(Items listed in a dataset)
-*-

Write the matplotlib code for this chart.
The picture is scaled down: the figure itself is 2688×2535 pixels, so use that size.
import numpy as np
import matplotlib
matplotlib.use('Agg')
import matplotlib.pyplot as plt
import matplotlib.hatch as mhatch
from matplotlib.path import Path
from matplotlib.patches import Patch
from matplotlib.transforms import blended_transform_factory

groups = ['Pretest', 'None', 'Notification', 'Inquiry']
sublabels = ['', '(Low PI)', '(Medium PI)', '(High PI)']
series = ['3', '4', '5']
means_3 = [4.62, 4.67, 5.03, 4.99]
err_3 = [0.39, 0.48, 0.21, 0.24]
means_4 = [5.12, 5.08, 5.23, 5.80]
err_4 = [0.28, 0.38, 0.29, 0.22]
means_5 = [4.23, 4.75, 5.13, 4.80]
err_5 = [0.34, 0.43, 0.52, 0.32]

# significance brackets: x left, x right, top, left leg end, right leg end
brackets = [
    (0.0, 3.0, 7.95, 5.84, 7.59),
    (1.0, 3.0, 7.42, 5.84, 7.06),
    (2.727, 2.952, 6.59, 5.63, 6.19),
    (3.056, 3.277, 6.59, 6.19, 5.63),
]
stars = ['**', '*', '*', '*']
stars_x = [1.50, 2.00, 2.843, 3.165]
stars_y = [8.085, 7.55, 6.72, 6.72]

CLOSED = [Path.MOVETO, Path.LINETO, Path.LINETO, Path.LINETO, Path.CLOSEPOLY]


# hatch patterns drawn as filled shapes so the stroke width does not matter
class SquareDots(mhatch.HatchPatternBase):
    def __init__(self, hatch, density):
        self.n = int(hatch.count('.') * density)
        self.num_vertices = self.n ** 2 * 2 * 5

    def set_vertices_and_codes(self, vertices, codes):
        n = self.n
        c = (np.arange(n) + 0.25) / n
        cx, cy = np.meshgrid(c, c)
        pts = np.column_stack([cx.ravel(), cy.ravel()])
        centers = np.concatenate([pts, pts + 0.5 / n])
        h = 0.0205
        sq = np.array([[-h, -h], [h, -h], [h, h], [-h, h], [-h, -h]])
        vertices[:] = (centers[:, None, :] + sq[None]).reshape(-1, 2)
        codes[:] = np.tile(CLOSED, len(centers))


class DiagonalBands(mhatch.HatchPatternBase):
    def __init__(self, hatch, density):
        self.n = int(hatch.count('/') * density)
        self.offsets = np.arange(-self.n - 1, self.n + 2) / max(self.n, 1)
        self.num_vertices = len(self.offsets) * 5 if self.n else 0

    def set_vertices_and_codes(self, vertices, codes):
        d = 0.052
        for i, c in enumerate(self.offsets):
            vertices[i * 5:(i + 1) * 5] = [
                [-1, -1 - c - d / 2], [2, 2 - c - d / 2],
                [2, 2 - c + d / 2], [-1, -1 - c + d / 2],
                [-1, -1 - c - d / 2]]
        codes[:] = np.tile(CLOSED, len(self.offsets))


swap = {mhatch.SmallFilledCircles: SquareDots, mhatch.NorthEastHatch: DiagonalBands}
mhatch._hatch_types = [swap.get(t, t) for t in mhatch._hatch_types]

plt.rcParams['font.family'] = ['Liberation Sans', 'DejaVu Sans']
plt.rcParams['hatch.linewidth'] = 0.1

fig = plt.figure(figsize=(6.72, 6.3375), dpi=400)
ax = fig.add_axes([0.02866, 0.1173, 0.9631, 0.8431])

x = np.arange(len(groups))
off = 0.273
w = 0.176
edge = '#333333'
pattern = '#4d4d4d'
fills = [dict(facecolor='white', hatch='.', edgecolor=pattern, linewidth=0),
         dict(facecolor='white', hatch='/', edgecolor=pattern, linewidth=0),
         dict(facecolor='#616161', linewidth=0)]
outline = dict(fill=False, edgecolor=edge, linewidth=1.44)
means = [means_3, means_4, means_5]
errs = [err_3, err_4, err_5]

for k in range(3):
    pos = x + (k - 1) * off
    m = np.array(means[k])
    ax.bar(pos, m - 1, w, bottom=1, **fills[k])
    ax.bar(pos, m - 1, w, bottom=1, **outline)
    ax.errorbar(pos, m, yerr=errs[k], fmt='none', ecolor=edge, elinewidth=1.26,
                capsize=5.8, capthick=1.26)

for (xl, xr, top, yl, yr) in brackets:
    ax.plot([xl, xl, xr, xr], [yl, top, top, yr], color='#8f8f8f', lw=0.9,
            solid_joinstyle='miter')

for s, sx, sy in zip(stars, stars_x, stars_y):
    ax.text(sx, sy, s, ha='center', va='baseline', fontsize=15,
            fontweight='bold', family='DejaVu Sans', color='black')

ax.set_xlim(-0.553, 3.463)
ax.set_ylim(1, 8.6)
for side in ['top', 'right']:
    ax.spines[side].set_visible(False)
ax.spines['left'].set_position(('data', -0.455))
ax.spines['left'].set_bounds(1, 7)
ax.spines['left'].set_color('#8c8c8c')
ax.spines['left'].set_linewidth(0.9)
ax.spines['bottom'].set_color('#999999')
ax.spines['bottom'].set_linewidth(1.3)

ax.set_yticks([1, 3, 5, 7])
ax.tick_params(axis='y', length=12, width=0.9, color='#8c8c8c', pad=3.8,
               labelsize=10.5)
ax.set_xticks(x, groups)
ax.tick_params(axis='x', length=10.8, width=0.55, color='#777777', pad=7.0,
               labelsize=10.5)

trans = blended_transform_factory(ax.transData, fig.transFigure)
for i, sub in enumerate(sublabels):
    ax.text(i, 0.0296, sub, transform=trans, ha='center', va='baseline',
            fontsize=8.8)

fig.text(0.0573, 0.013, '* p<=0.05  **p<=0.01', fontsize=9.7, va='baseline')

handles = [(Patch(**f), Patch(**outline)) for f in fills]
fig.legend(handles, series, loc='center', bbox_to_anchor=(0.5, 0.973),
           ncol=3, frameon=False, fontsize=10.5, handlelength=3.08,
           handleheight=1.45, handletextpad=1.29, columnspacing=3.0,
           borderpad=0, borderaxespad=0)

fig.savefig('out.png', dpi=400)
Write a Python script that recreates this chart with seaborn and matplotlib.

-*-

| PROBLEM DETAILS |
Only the lines from the first line of the records through the line containing "from matplotlib.transforms import" should be repeated, exactly as they appear.

| ANSWER IN FULL |
Write the matplotlib code for this chart.
The picture is scaled down: the figure itself is 2688×2535 pixels, so use that size.
import numpy as np
import matplotlib
matplotlib.use('Agg')
import matplotlib.pyplot as plt
import matplotlib.hatch as mhatch
from matplotlib.path import Path
from matplotlib.patches import Patch
from matplotlib.transforms import blended_transform_factory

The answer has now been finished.